田中 ヒットしそうだよね。もう登録者数が30万人突破しているし、面白いことになると思うよ。日本のひとつひとつの地域を解放していく話だから、ここは時代劇とか、ここは何々とか、全然違うジャンルを楽しめるんですよ。だから曲も幅広いし、あと何曲いるのかな? まだわからないけど。
 それに(脚本の)松崎(史也)君がすごいよ。ディライトワークスの(開発ディレクター)池(大輔)君っていうのもすごいんだけど、そのふたりでテーマ設定を作ってやってる。100年経っているんだから、全部自由に作ればいいんですよ。
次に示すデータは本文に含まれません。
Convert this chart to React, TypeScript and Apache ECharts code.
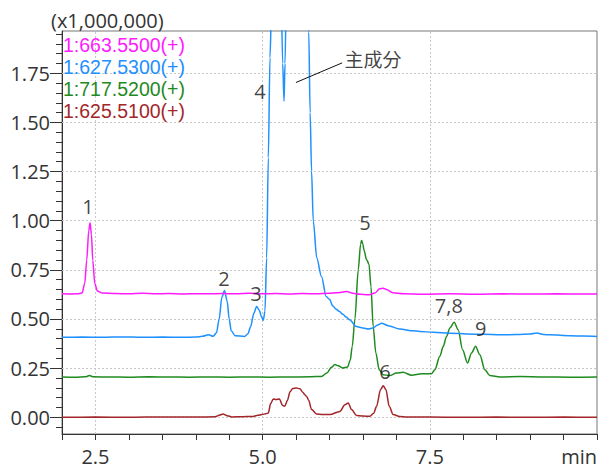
import React, { useEffect, useRef } from "react";
import * as echarts from "echarts";

const FONT = "'Open Sans', 'Noto Sans', sans-serif";
const LEGEND_FONT = "'Liberation Sans', Arial, sans-serif";
const CJK = "'Noto Sans CJK JP', 'Noto Sans CJK SC', sans-serif";

const traceNames = ["1:663.5500(+)", "1:627.5300(+)", "1:717.5200(+)", "1:625.5100(+)"];
const traceColors = ["#ff1aff", "#1e90ff", "#1f8a1f", "#a3262a"];

// time (min), intensity (x1,000,000)
const magenta: [number, number][] = [
  [2.0, 0.628], [2.15, 0.627], [2.25, 0.629], [2.3, 0.632], [2.34, 0.68], [2.37, 0.8], [2.4, 0.95],
  [2.42, 0.99], [2.44, 0.93], [2.46, 0.8], [2.49, 0.68], [2.53, 0.642], [2.6, 0.632], [2.8, 0.63],
  [3.0, 0.628], [3.2, 0.631], [3.4, 0.628], [3.6, 0.63], [3.8, 0.627], [4.0, 0.629], [4.2, 0.628],
  [4.4, 0.63], [4.6, 0.628], [4.8, 0.631], [5.0, 0.628], [5.2, 0.63], [5.4, 0.627], [5.6, 0.63],
  [5.8, 0.628], [6.0, 0.631], [6.1, 0.633], [6.26, 0.64], [6.35, 0.631], [6.45, 0.626], [6.58, 0.623],
  [6.68, 0.632], [6.75, 0.654], [6.8, 0.657], [6.86, 0.649], [6.95, 0.633], [7.1, 0.628], [7.4, 0.626],
  [7.8, 0.628], [8.2, 0.626], [8.6, 0.628], [9.0, 0.627], [9.4, 0.628], [9.8, 0.627], [10.0, 0.627],
];

const blue: [number, number][] = [
  [2.0, 0.407], [2.3, 0.408], [2.6, 0.407], [2.9, 0.409], [3.2, 0.407], [3.5, 0.408], [3.8, 0.407],
  [4.0, 0.408], [4.1, 0.412], [4.19, 0.42], [4.26, 0.412], [4.31, 0.43], [4.35, 0.5], [4.39, 0.61],
  [4.43, 0.645], [4.47, 0.59], [4.5, 0.5], [4.53, 0.44], [4.59, 0.415], [4.73, 0.411], [4.78, 0.425],
  [4.82, 0.46], [4.87, 0.53], [4.91, 0.564], [4.95, 0.545], [4.985, 0.51], [5.01, 0.493], [5.035, 0.54],
  [5.06, 0.81], [5.085, 1.32], [5.11, 1.83], [5.135, 2.1], [5.17, 2.5], [5.23, 2.6], [5.27, 2.3],
  [5.3, 1.8], [5.32, 1.608], [5.335, 1.8], [5.36, 2.3], [5.42, 2.7], [5.55, 2.8], [5.64, 2.5],
  [5.69, 1.96], [5.71, 1.55], [5.732, 1.25], [5.757, 1.0], [5.81, 0.81], [5.88, 0.716], [5.95, 0.615],
  [6.0, 0.6], [6.05, 0.566], [6.1, 0.55], [6.15, 0.538], [6.2, 0.524], [6.25, 0.51], [6.3, 0.496],
  [6.4, 0.462], [6.5, 0.454], [6.58, 0.449],
  [6.65, 0.454], [6.72, 0.47], [6.78, 0.478], [6.88, 0.466], [7.05, 0.449], [7.25, 0.44], [7.35, 0.437],
  [7.55, 0.432], [7.8, 0.428], [8.05, 0.424], [8.3, 0.422], [8.55, 0.42], [8.8, 0.421], [9.0, 0.424],
  [9.1, 0.429], [9.2, 0.421], [9.3, 0.42], [9.6, 0.415], [9.8, 0.413], [10.0, 0.411],
];

const green: [number, number][] = [
  [2.0, 0.205], [2.2, 0.204], [2.35, 0.206], [2.41, 0.212], [2.47, 0.206], [2.7, 0.205], [3.0, 0.204],
  [3.3, 0.206], [3.6, 0.205], [3.9, 0.204], [4.2, 0.205], [4.5, 0.204], [4.8, 0.205], [5.1, 0.204],
  [5.4, 0.205], [5.7, 0.206], [5.88, 0.208], [5.96, 0.225], [6.03, 0.255], [6.08, 0.268], [6.13, 0.262],
  [6.2, 0.251], [6.27, 0.256], [6.31, 0.29], [6.34, 0.36], [6.38, 0.5], [6.43, 0.75], [6.465, 0.88],
  [6.48, 0.899], [6.5, 0.88], [6.514, 0.852], [6.555, 0.801], [6.59, 0.78], [6.62, 0.665], [6.653, 0.462],
  [6.693, 0.327], [6.743, 0.242], [6.8, 0.217], [6.9, 0.212], [7.0, 0.225], [7.1, 0.229], [7.227, 0.214],
  [7.377, 0.222], [7.526, 0.222], [7.576, 0.242], [7.65, 0.31], [7.7, 0.36], [7.75, 0.411], [7.8, 0.454],
  [7.864, 0.483], [7.924, 0.445], [7.99, 0.344], [8.064, 0.276], [8.124, 0.327], [8.184, 0.361],
  [8.248, 0.318], [8.323, 0.242], [8.397, 0.212], [8.55, 0.205], [8.85, 0.207], [9.2, 0.205],
  [9.6, 0.204], [10.0, 0.205],
];

const red: [number, number][] = [
  [2.0, 0.0], [2.5, 0.001], [3.0, 0.0], [3.5, 0.002], [4.0, 0.001], [4.29, 0.003], [4.36, 0.012],
  [4.41, 0.017], [4.47, 0.008], [4.54, 0.002], [4.7, 0.003], [4.84, 0.004], [4.93, 0.01], [4.99, 0.014],
  [5.05, 0.018], [5.085, 0.022], [5.12, 0.07], [5.16, 0.093], [5.2, 0.09], [5.25, 0.093], [5.3, 0.06],
  [5.33, 0.056], [5.37, 0.085], [5.41, 0.13], [5.45, 0.147], [5.5, 0.149], [5.557, 0.145], [5.6, 0.128],
  [5.63, 0.115], [5.66, 0.105], [5.69, 0.085], [5.732, 0.039], [5.807, 0.017], [5.9, 0.014], [6.006, 0.014],
  [6.155, 0.03], [6.23, 0.064], [6.28, 0.073], [6.33, 0.039], [6.405, 0.009], [6.5, 0.006], [6.604, 0.005],
  [6.66, 0.02], [6.704, 0.056], [6.764, 0.141], [6.803, 0.161], [6.843, 0.141], [6.893, 0.056],
  [6.952, 0.014], [7.05, 0.004], [7.152, 0.002], [7.5, 0.001], [8.0, 0.0], [8.5, 0.001], [9.0, 0.0],
  [9.5, 0.001], [10.0, 0.0],
];

const yMajorTicks = [0, 0.25, 0.5, 0.75, 1.0, 1.25, 1.5, 1.75];
const yMinorTicks = [
  -0.05, 0, 0.05, 0.1, 0.15, 0.2, 0.25, 0.3, 0.35, 0.4, 0.45, 0.5, 0.55, 0.6, 0.65, 0.7, 0.75, 0.8, 0.85,
  0.9, 0.95, 1.0, 1.05, 1.1, 1.15, 1.2, 1.25, 1.3, 1.35, 1.4, 1.45, 1.5, 1.55, 1.6, 1.65, 1.7, 1.75, 1.8,
  1.85, 1.9, 1.95,
];
const xGridValues = [2.5, 5.0, 7.5];
const xLabelValues = [2.5, 5.0, 7.5];
const xUnitLabel = "min";
const yUnitLabel = "(x1,000,000)";

const peakLabels: { name: string; value: [number, number] }[] = [
  { name: "1", value: [2.389, 1.072] },
  { name: "2", value: [4.421, 0.704] },
  { name: "3", value: [4.9, 0.628] },
  { name: "4", value: [4.96, 1.656] },
  { name: "主成分", value: [6.649, 1.825] },
  { name: "5", value: [6.529, 0.989] },
  { name: "6", value: [6.828, 0.232] },
  { name: "7,8", value: [7.785, 0.57] },
  { name: "9", value: [8.263, 0.45] },
];
const leaderLine: [number, number][] = [
  [5.498, 1.703],
  [6.19, 1.803],
];

export default function App() {
  const ref = useRef<HTMLDivElement>(null);

  useEffect(() => {
    if (!ref.current) return;
    const chart = echarts.init(ref.current, null, { renderer: "svg" });
    const traces = [magenta, blue, green, red];
    const drawOrder = [3, 2, 1, 0];

    const option: any = {
      animation: false,
      backgroundColor: "#ffffff",
      textStyle: { fontFamily: FONT },
      grid: {
        left: 62,
        right: 6,
        top: 31,
        bottom: 36,
        show: true,
        borderColor: "#777",
        borderWidth: 1,
        backgroundColor: "transparent",
      },
      legend: {
        orient: "vertical",
        left: 58,
        top: 34,
        padding: 0,
        itemGap: 0,
        itemWidth: 0,
        itemHeight: 0,
        selectedMode: false,
        icon: "rect",
        itemStyle: { opacity: 0 },
        textStyle: { fontSize: 19.5, lineHeight: 22, height: 22, fontFamily: LEGEND_FONT },
        data: traceNames.map((n, i) => ({ name: n, textStyle: { color: traceColors[i] } })),
      },
      graphic: [
        {
          type: "text",
          left: 51,
          top: 10,
          style: { text: yUnitLabel, fontSize: 20, fontFamily: FONT, fill: "#333" },
        },
      ],
      xAxis: {
        type: "value",
        min: 2,
        max: 10,
        interval: 0.5,
        axisLine: { show: true, onZero: false, lineStyle: { color: "#333", width: 1 } },
        axisTick: { show: true, length: 6, lineStyle: { color: "#333" } },
        axisLabel: {
          margin: 12,
          fontSize: 20,
          lineHeight: 20,
          color: "#333",
          fontFamily: FONT,
          showMinLabel: true,
          showMaxLabel: true,
          alignMaxLabel: "right",
          formatter: (v: number) => {
            if (Math.abs(v - 10) < 1e-9) return xUnitLabel;
            return xLabelValues.some((t) => Math.abs(t - v) < 1e-9) ? v.toFixed(1) : "";
          },
        },
        splitLine: { show: false },
      },
      yAxis: [
        {
          type: "value",
          min: -0.085,
          max: 1.965,
          position: "left",
          axisLine: { show: true, onZero: false, lineStyle: { color: "#333", width: 1 } },
          axisTick: { show: true, length: 12, customValues: yMajorTicks, lineStyle: { color: "#333" } },
          axisLabel: {
            customValues: yMajorTicks,
            margin: 12,
            fontSize: 20,
            color: "#333",
            fontFamily: FONT,
            formatter: (v: number) => v.toFixed(2),
          },
          splitLine: { show: false },
        },
        {
          type: "value",
          min: -0.085,
          max: 1.965,
          position: "left",
          axisLine: { show: false },
          axisTick: { show: true, length: 6, customValues: yMinorTicks, lineStyle: { color: "#333" } },
          axisLabel: { show: false },
          splitLine: { show: false },
        },
      ],
      series: [
        ...drawOrder.map((i, k) => ({
          type: "line",
          name: traceNames[i],
          data: traces[i],
          xAxisIndex: 0,
          yAxisIndex: 0,
          symbol: "none",
          showSymbol: false,
          smooth: 0.3,
          smoothMonotone: "x",
          clip: true,
          silent: true,
          z: 2,
          color: traceColors[i],
          lineStyle: { color: traceColors[i], width: 1.5 },
          markLine:
            k === 0
              ? {
                  silent: true,
                  symbol: ["none", "none"],
                  z: 1,
                  label: { show: false },
                  lineStyle: { color: "#c8c8c8", type: [2, 2], width: 1 },
                  data: [
                    ...yMajorTicks.map((v) => ({ yAxis: v })),
                    ...xGridValues.map((v) => ({ xAxis: v })),
                  ],
                }
              : undefined,
        })),
        {
          type: "line",
          name: "leader",
          data: leaderLine,
          symbol: "none",
          showSymbol: false,
          silent: true,
          z: 5,
          lineStyle: { color: "#111", width: 1 },
        },
        {
          type: "scatter",
          name: "labels",
          silent: true,
          z: 6,
          symbolSize: 1,
          itemStyle: { color: "rgba(0,0,0,0)" },
          data: peakLabels.map((p) => ({
            name: p.name,
            value: p.value,
            label: /[\u4e00-\u9fff]/.test(p.name) ? { fontFamily: CJK, fontSize: 19 } : undefined,
          })),
          label: {
            show: true,
            position: "inside",
            formatter: "{b}",
            color: "#111",
            fontSize: 20,
            fontFamily: FONT,
          },
        },
      ],
    };

    chart.setOption(option);
    return () => chart.dispose();
  }, []);

  return (
    <div
      ref={ref}
      style={{ position: "absolute", left: 0, top: 0, width: 603, height: 470 }}
    />
  );
}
――最後に連載最終回ということで、ひと言お願いします。

田中 アニメディアさんにはすごく感謝していますよ。旧サクラの100回を超える連載があり、新サクラも盛り上げようとして9回で終わったけど、新サクラのファンの意見も旧サクラのファンの情熱も手に取るようにわかったので、本当に感謝しています。
 今はSNSでも把握できるようになったけど、昔はまったくわからなかったからね。舞台が終わった後のアンケート用紙に熱い思いが書いてあったから、それをみんなで読んだり、あとはアニメディアに来るハガキの熱さで計っていたからね。そういう意味では素晴らしい企画だったと思うよ。またあるといいね。

プロフィール
田中公平【たなか・こうへい】2月14日生まれ。大阪府出身。イマジン所属。手がけた主な作品は『ONE PIECE』『ジョジョの奇妙な冒険』『勇者王ガオガイガー』ほか。

はみ出しスタァ


広島県/ジョジム伯爵
▲広島県/ジョジム伯爵(0020)いつもありがとうございます!


編集後記


 1996年8月号の学研アニメVでゲーム『サクラ大戦』発売前の紹介記事「サクラ大戦 帝劇通信」を書いたことをきっかけに、以後24年間、サクラの記事を書き続けてきました。
 1997年6月号の学研アニメVから「サクラ大戦太正浪漫倶楽部 帝劇スタア」、1999年6月号の学研アニメディアから「サクラ大戦太正浪漫倶楽部 月刊帝劇スタア(2002年5月号から「サクラ大戦ファンの広場 月刊花組スタア」に改名)」を連載。
 そして2020年5月号のアニメディアにて「新サクラ大戦 月刊帝劇スタァ<新章>」の名で連載復活が叶いました。
 超!アニメディアの連載企画である舞台「新サクラ大戦 the Stage」花組キャストインタビューを含めると、全部で140回を超える連載となります。
 ファンの皆様と一緒にサクラシリーズを全力で応援する。サクラの話題で盛り上がれる場所を作る。SNS全盛の時代でも、雑誌で行う読者参加企画に価値があると信じ、実際にたくさんの方から愛に溢れた投稿をいただきました。幸せな連載にしていただいたことに、改めて御礼申し上げます。
 2021年はゲーム『サクラ大戦』発売25周年を迎える記念イヤー。読者参加企画としてこれに寄り添えないのが心残りではありますが、情報媒体として可能な限り応援し続ける所存です。
 そしていつかまた連載復活の機会があった暁には、サクラ愛のつづきを語り合いましょう! 永遠に咲き誇れ、サクラ大戦!